Our frequent commenter “Martin the Mess” suggests a very reasonable use for typewriters with script faces:

When writing a novel or other fictional form where part of the text consists of letters written from one character to another (such as some of your own works), one might use a standard typeface for the non-epistolary parts and a script typeface for the letters when trying to show that the letter is (in-story) handwritten rather than typed. Or would your editor prefer you just include some sort of notation that the final published work should change fonts?

The answer to his question is that, in the days when most manuscripts were submitted typewritten, the editor would probably have preferred standard type with some sort of notation. And then the editor would have felt free to ignore the notation.

As a rule, the more books you sell, the more license you have for typographic vanity. A writer who has never been published before can expect the publisher to dictate how her words appear on the page. A writer whose previous book was at the top of the bestseller list for six months can submit a PDF in Comic Sans, with instructions that it is to be printed without alteration. Somewhere in the middle is the established moderately successful writer, whose suggestion of a different type for certain parts of the book will be taken into serious consideration and perhaps implemented if the designer does not threaten to resign.

But the editor would still have preferred standard type.
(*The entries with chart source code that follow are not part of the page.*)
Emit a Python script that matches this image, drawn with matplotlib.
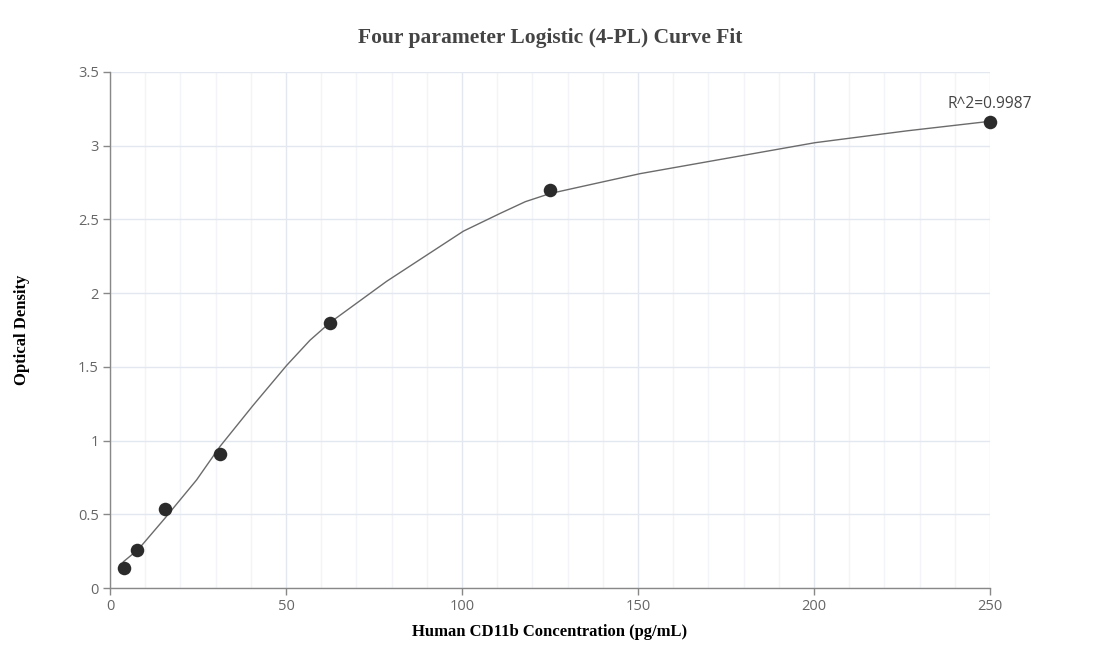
import matplotlib
matplotlib.use('Agg')
import matplotlib.pyplot as plt
from matplotlib.ticker import MultipleLocator

# standards
conc = [3.9, 7.8, 15.6, 31.25, 62.5, 125, 250]
od = [0.134, 0.26, 0.536, 0.909, 1.80, 2.70, 3.16]

# fitted curve
fit_x = [3.8, 8.05, 15.6, 24.6, 31.25, 40.7, 50.2, 56.8, 62.5, 78.6, 100.4,
         110.8, 118, 125, 133.5, 150.6, 179, 200.3, 226.3, 250]
fit_y = [0.178, 0.262, 0.473, 0.733, 0.96, 1.24, 1.51, 1.68, 1.80, 2.08, 2.42,
         2.54, 2.62, 2.675, 2.72, 2.81, 2.93, 3.02, 3.10, 3.165]

r2_label = 'R^2=0.9987'

fig = plt.figure(figsize=(11, 6.72), dpi=100)
ax = fig.add_axes([0.1, 0.125, 0.8, 0.768])

ax.plot(fit_x, fit_y, color='#6b6b6b', lw=1.0, zorder=3, clip_on=False)
ax.scatter(conc, od, s=95, color='#2b2b2b', zorder=4, linewidths=0, clip_on=False)
ax.annotate(r2_label, (conc[-1], od[-1]), xytext=(0, 7), textcoords='offset points',
            ha='center', va='bottom', fontsize=11.2, color='#444444', family='Open Sans')

ax.set_xlim(0, 250)
ax.set_ylim(0, 3.5)
ax.xaxis.set_major_locator(MultipleLocator(50))
ax.xaxis.set_minor_locator(MultipleLocator(10))
ax.set_yticks([0, 0.5, 1, 1.5, 2, 2.5, 3, 3.5])
ax.set_yticklabels(['0', '0.5', '1', '1.5', '2', '2.5', '3', '3.5'])

ax.grid(which='major', color='#e3e7f0', lw=1.0, zorder=0)
ax.grid(which='minor', axis='x', color='#f2f4f8', lw=1.0, zorder=0)
ax.set_axisbelow(True)

for s in ['top', 'right']:
    ax.spines[s].set_visible(False)
for s in ['left', 'bottom']:
    ax.spines[s].set_color('#888888')
    ax.spines[s].set_linewidth(1.0)

ax.tick_params(which='major', length=5, width=1, color='#888888', labelcolor='#666666',
               labelsize=10.5, pad=3)
ax.tick_params(which='minor', length=0)
for lab in ax.get_xticklabels() + ax.get_yticklabels():
    lab.set_family('Open Sans')

fig.text(0.5, 1 - 38 / 672, 'Four parameter Logistic (4-PL) Curve Fit', ha='center',
         va='center', family='Liberation Serif', weight='bold', fontsize=15.5, color='#444444')
fig.text(0.5, 1 - 632 / 672, 'Human CD11b Concentration (pg/mL)', ha='center', va='center',
         family='Liberation Serif', weight='bold', fontsize=12, color='#000000')
fig.text(22 / 1100, 1 - 330 / 672, 'Optical Density', ha='center', va='center', rotation=90,
         family='Liberation Serif', weight='bold', fontsize=12, color='#000000')

fig.savefig('out.png', dpi=100)
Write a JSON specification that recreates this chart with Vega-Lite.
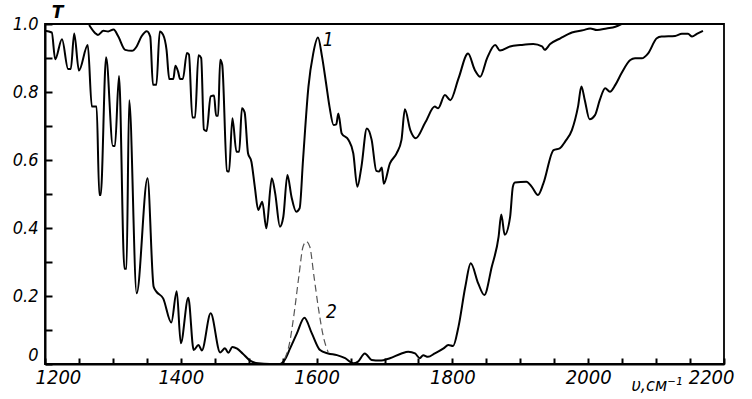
{
  "$schema": "https://vega.github.io/schema/vega-lite/v6.json",
  "width": 679,
  "height": 340,
  "autosize": {"type": "none"},
  "padding": {"left": 45, "top": 24, "right": 28, "bottom": 35},
  "background": "white",
  "config": {"view": {"stroke": "#000", "strokeWidth": 1.8}, "font": "DejaVu Sans Condensed"},
  "datasets": {
    "c1": [
      {"wn":1265,"T":0.997},{"wn":1274,"T":0.973},{"wn":1278,"T":0.968},{"wn":1286,"T":0.98},{"wn":1293,"T":0.978},{"wn":1301,"T":0.984},{"wn":1308,"T":0.963},{"wn":1318,"T":0.924},{"wn":1328,"T":0.921},{"wn":1335,"T":0.934},{"wn":1342,"T":0.963},{"wn":1350,"T":0.979},{"wn":1355,"T":0.963},{"wn":1359,"T":0.821},{"wn":1364,"T":0.821},{"wn":1369,"T":0.978},{"wn":1374,"T":0.968},{"wn":1379,"T":0.924},{"wn":1383,"T":0.838},{"wn":1389,"T":0.838},{"wn":1392,"T":0.877},{"wn":1396,"T":0.86},{"wn":1399,"T":0.838},{"wn":1403,"T":0.838},{"wn":1409,"T":0.915},{"wn":1412,"T":0.91},{"wn":1417,"T":0.725},{"wn":1421,"T":0.725},{"wn":1426,"T":0.908},{"wn":1430,"T":0.9},{"wn":1434,"T":0.69},{"wn":1438,"T":0.685},{"wn":1444,"T":0.787},{"wn":1449,"T":0.79},{"wn":1452,"T":0.73},{"wn":1455,"T":0.73},{"wn":1458,"T":0.895},{"wn":1461,"T":0.88},{"wn":1468,"T":0.568},{"wn":1471,"T":0.566},{"wn":1476,"T":0.723},{"wn":1482,"T":0.624},{"wn":1486,"T":0.624},{"wn":1490,"T":0.752},{"wn":1494,"T":0.74},{"wn":1499,"T":0.62},{"wn":1504,"T":0.595},{"wn":1509,"T":0.521},{"wn":1514,"T":0.453},{"wn":1520,"T":0.477},{"wn":1526,"T":0.399},{"wn":1534,"T":0.546},{"wn":1539,"T":0.502},{"wn":1546,"T":0.404},{"wn":1551,"T":0.433},{"wn":1557,"T":0.556},{"wn":1563,"T":0.492},{"wn":1570,"T":0.448},{"wn":1575,"T":0.458},{"wn":1580,"T":0.6},{"wn":1588,"T":0.816},{"wn":1595,"T":0.913},{"wn":1602,"T":0.96},{"wn":1608,"T":0.904},{"wn":1614,"T":0.825},{"wn":1619,"T":0.757},{"wn":1625,"T":0.703},{"wn":1629,"T":0.705},{"wn":1632,"T":0.737},{"wn":1637,"T":0.678},{"wn":1647,"T":0.659},{"wn":1654,"T":0.62},{"wn":1660,"T":0.521},{"wn":1666,"T":0.58},{"wn":1674,"T":0.693},{"wn":1681,"T":0.66},{"wn":1688,"T":0.568},{"wn":1692,"T":0.566},{"wn":1696,"T":0.578},{"wn":1699,"T":0.53},{"wn":1708,"T":0.59},{"wn":1718,"T":0.62},{"wn":1725,"T":0.659},{"wn":1730,"T":0.749},{"wn":1738,"T":0.688},{"wn":1746,"T":0.664},{"wn":1760,"T":0.71},{"wn":1774,"T":0.757},{"wn":1779,"T":0.752},{"wn":1789,"T":0.791},{"wn":1797,"T":0.776},{"wn":1809,"T":0.84},{"wn":1823,"T":0.913},{"wn":1833,"T":0.865},{"wn":1841,"T":0.845},{"wn":1851,"T":0.899},{"wn":1863,"T":0.938},{"wn":1870,"T":0.922},{"wn":1885,"T":0.934},{"wn":1900,"T":0.938},{"wn":1919,"T":0.941},{"wn":1932,"T":0.934},{"wn":1936,"T":0.924},{"wn":1944,"T":0.941},{"wn":1959,"T":0.958},{"wn":1976,"T":0.975},{"wn":1993,"T":0.982},{"wn":2003,"T":0.987},{"wn":2013,"T":0.982},{"wn":2027,"T":0.987},{"wn":2040,"T":0.992},{"wn":2049,"T":1.0}
    ],
    "c2": [
      {"wn":1200,"T":0.98},{"wn":1210,"T":0.975},{"wn":1215,"T":0.896},{"wn":1225,"T":0.955},{"wn":1234,"T":0.868},{"wn":1238,"T":0.868},{"wn":1243,"T":0.972},{"wn":1250,"T":0.863},{"wn":1263,"T":0.938},{"wn":1269,"T":0.757},{"wn":1276,"T":0.757},{"wn":1280,"T":0.497},{"wn":1282,"T":0.497},{"wn":1290,"T":0.902},{"wn":1300,"T":0.641},{"wn":1303,"T":0.641},{"wn":1309,"T":0.847},{"wn":1317,"T":0.28},{"wn":1320,"T":0.28},{"wn":1324,"T":0.776},{"wn":1335,"T":0.208},{"wn":1351,"T":0.546},{"wn":1360,"T":0.227},{"wn":1364,"T":0.213},{"wn":1374,"T":0.193},{"wn":1386,"T":0.122},{"wn":1394,"T":0.214},{"wn":1400,"T":0.061},{"wn":1411,"T":0.195},{"wn":1419,"T":0.041},{"wn":1426,"T":0.056},{"wn":1431,"T":0.04},{"wn":1444,"T":0.149},{"wn":1458,"T":0.034},{"wn":1465,"T":0.046},{"wn":1470,"T":0.033},{"wn":1476,"T":0.05},{"wn":1483,"T":0.045},{"wn":1491,"T":0.031},{"wn":1502,"T":0.01},{"wn":1514,"T":0.002},{"wn":1531,"T":0},{"wn":1546,"T":0},{"wn":1553,"T":0.012},{"wn":1561,"T":0.046},{"wn":1571,"T":0.09},{"wn":1582,"T":0.136},{"wn":1593,"T":0.09},{"wn":1605,"T":0.041},{"wn":1617,"T":0.031},{"wn":1630,"T":0.026},{"wn":1642,"T":0.017},{"wn":1654,"T":0.002},{"wn":1661,"T":0.007},{"wn":1671,"T":0.031},{"wn":1681,"T":0.012},{"wn":1693,"T":0.01},{"wn":1708,"T":0.017},{"wn":1725,"T":0.031},{"wn":1735,"T":0.036},{"wn":1745,"T":0.031},{"wn":1752,"T":0.017},{"wn":1757,"T":0.026},{"wn":1764,"T":0.021},{"wn":1774,"T":0.031},{"wn":1787,"T":0.046},{"wn":1794,"T":0.056},{"wn":1801,"T":0.053},{"wn":1809,"T":0.11},{"wn":1819,"T":0.227},{"wn":1827,"T":0.296},{"wn":1838,"T":0.237},{"wn":1847,"T":0.203},{"wn":1858,"T":0.286},{"wn":1868,"T":0.374},{"wn":1872,"T":0.44},{"wn":1877,"T":0.38},{"wn":1885,"T":0.433},{"wn":1889,"T":0.521},{"wn":1892,"T":0.534},{"wn":1909,"T":0.536},{"wn":1917,"T":0.521},{"wn":1926,"T":0.497},{"wn":1934,"T":0.531},{"wn":1949,"T":0.629},{"wn":1958,"T":0.634},{"wn":1966,"T":0.654},{"wn":1976,"T":0.688},{"wn":1985,"T":0.757},{"wn":1990,"T":0.816},{"wn":1995,"T":0.776},{"wn":2002,"T":0.72},{"wn":2010,"T":0.732},{"wn":2017,"T":0.776},{"wn":2025,"T":0.811},{"wn":2032,"T":0.801},{"wn":2040,"T":0.821},{"wn":2049,"T":0.855},{"wn":2062,"T":0.894},{"wn":2069,"T":0.899},{"wn":2079,"T":0.899},{"wn":2088,"T":0.913},{"wn":2101,"T":0.958},{"wn":2108,"T":0.963},{"wn":2128,"T":0.965},{"wn":2138,"T":0.971},{"wn":2147,"T":0.971},{"wn":2153,"T":0.963},{"wn":2160,"T":0.971},{"wn":2169,"T":0.98}
    ],
    "c2d": [
      {"wn":1553,"T":0.015},{"wn":1560,"T":0.06},{"wn":1567,"T":0.15},{"wn":1574,"T":0.26},{"wn":1580,"T":0.345},{"wn":1585,"T":0.36},{"wn":1590,"T":0.345},{"wn":1596,"T":0.26},{"wn":1603,"T":0.16},{"wn":1610,"T":0.08},{"wn":1617,"T":0.035}
    ],
    "labels": [
      {"wn":1617,"T":0.953,"label":"1"},
      {"wn":1622,"T":0.154,"label":"2"}
    ]
  },
  "encoding": {
    "x": {
      "field": "wn", "type": "quantitative",
      "scale": {"domain": [1200, 2200], "nice": false, "zero": false},
      "axis": {
        "title": "υ,см⁻¹",
        "values": [1200,1250,1300,1350,1400,1450,1500,1550,1600,1650,1700,1750,1800,1850,1900,1950,2000,2050,2100,2150,2200],
        "format": "d",
        "labelExpr": "datum.value % 200 == 0 ? datum.label : ''",
        "labelFlush": true,
        "labelFlushOffset": 10,
        "labelOverlap": false,
        "grid": false,
        "domainColor": "#000", "domainWidth": 2,
        "tickColor": "#000", "tickWidth": 2, "tickSize": -6,
        "labelFont": "DejaVu Sans Condensed", "labelFontStyle": "italic", "labelFontSize": 20, "labelColor": "#000",
        "labelPadding": 9,
        "titleFont": "DejaVu Sans Condensed", "titleFontStyle": "italic", "titleFontWeight": "normal", "titleFontSize": 18, "titleColor": "#000",
        "titleX": 586, "titleY": 26, "titleAlign": "left", "titleBaseline": "alphabetic"
      }
    },
    "y": {
      "field": "T", "type": "quantitative",
      "scale": {"domain": [0, 1], "nice": false},
      "axis": {
        "title": "T",
        "values": [0,0.1,0.2,0.3,0.4,0.5,0.6,0.7,0.8,0.9,1],
        "labelExpr": "datum.value == 0 ? '0' : (round(datum.value * 10) % 2 == 0 ? format(datum.value, '.1f') : '')",
        "labelBaseline": {"condition": {"test": "datum.value == 0", "value": "bottom"}, "value": "middle"},
        "labelOverlap": false,
        "grid": false,
        "domainColor": "#000", "domainWidth": 2,
        "tickColor": "#000", "tickWidth": 2, "tickSize": -7,
        "labelFont": "DejaVu Sans Condensed", "labelFontStyle": "italic", "labelFontSize": 18, "labelColor": "#000",
        "labelPadding": 14,
        "titleFont": "DejaVu Sans", "titleFontStyle": "italic", "titleFontWeight": "bold", "titleFontSize": 17, "titleColor": "#000",
        "titleAngle": 0, "titleX": 12, "titleY": -7, "titleAlign": "center", "titleBaseline": "alphabetic"
      }
    }
  },
  "layer": [
    {"data": {"name": "c1"}, "mark": {"type": "line", "color": "#000", "strokeWidth": 2, "interpolate": "monotone"}},
    {"data": {"name": "c2"}, "mark": {"type": "line", "color": "#000", "strokeWidth": 2, "interpolate": "monotone"}},
    {"data": {"name": "c2d"}, "mark": {"type": "line", "color": "#555", "strokeWidth": 1.2, "strokeDash": [7, 4], "interpolate": "monotone"}},
    {"data": {"name": "labels"}, "mark": {"type": "text", "font": "DejaVu Sans Condensed", "fontStyle": "italic", "fontSize": 19, "color": "#000", "align": "center", "baseline": "middle"}, "encoding": {"text": {"field": "label"}}}
  ]
}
In many establishments, even “Elite” type (twelve characters per inch, for readers who grew up after the typewriter age) was banned. Ten characters per inch, double-spaced, margins an inch wide—that was the rule. It made the casting-off—that is, the business of counting how many lines and pages a given amount of manuscript would take up—almost automatic. The more an author’s manuscript resembled the ideal manuscript template stamped in the editor’s mind, the more charitably the words in that manuscript would be read.

For a writer who did not have a firmly established relationship with the editor, the danger of using a script face for anything would be that the editor would throw the manuscript out on sight without even reading any comments as to why the script face was used. It would be safer just to type in ordinary Pica type and add a comment in parentheses to the effect that the epistolatory sections might be set in a different type. Then the editor might think for a while and grudgingly admit, “Maybe he can have italics.”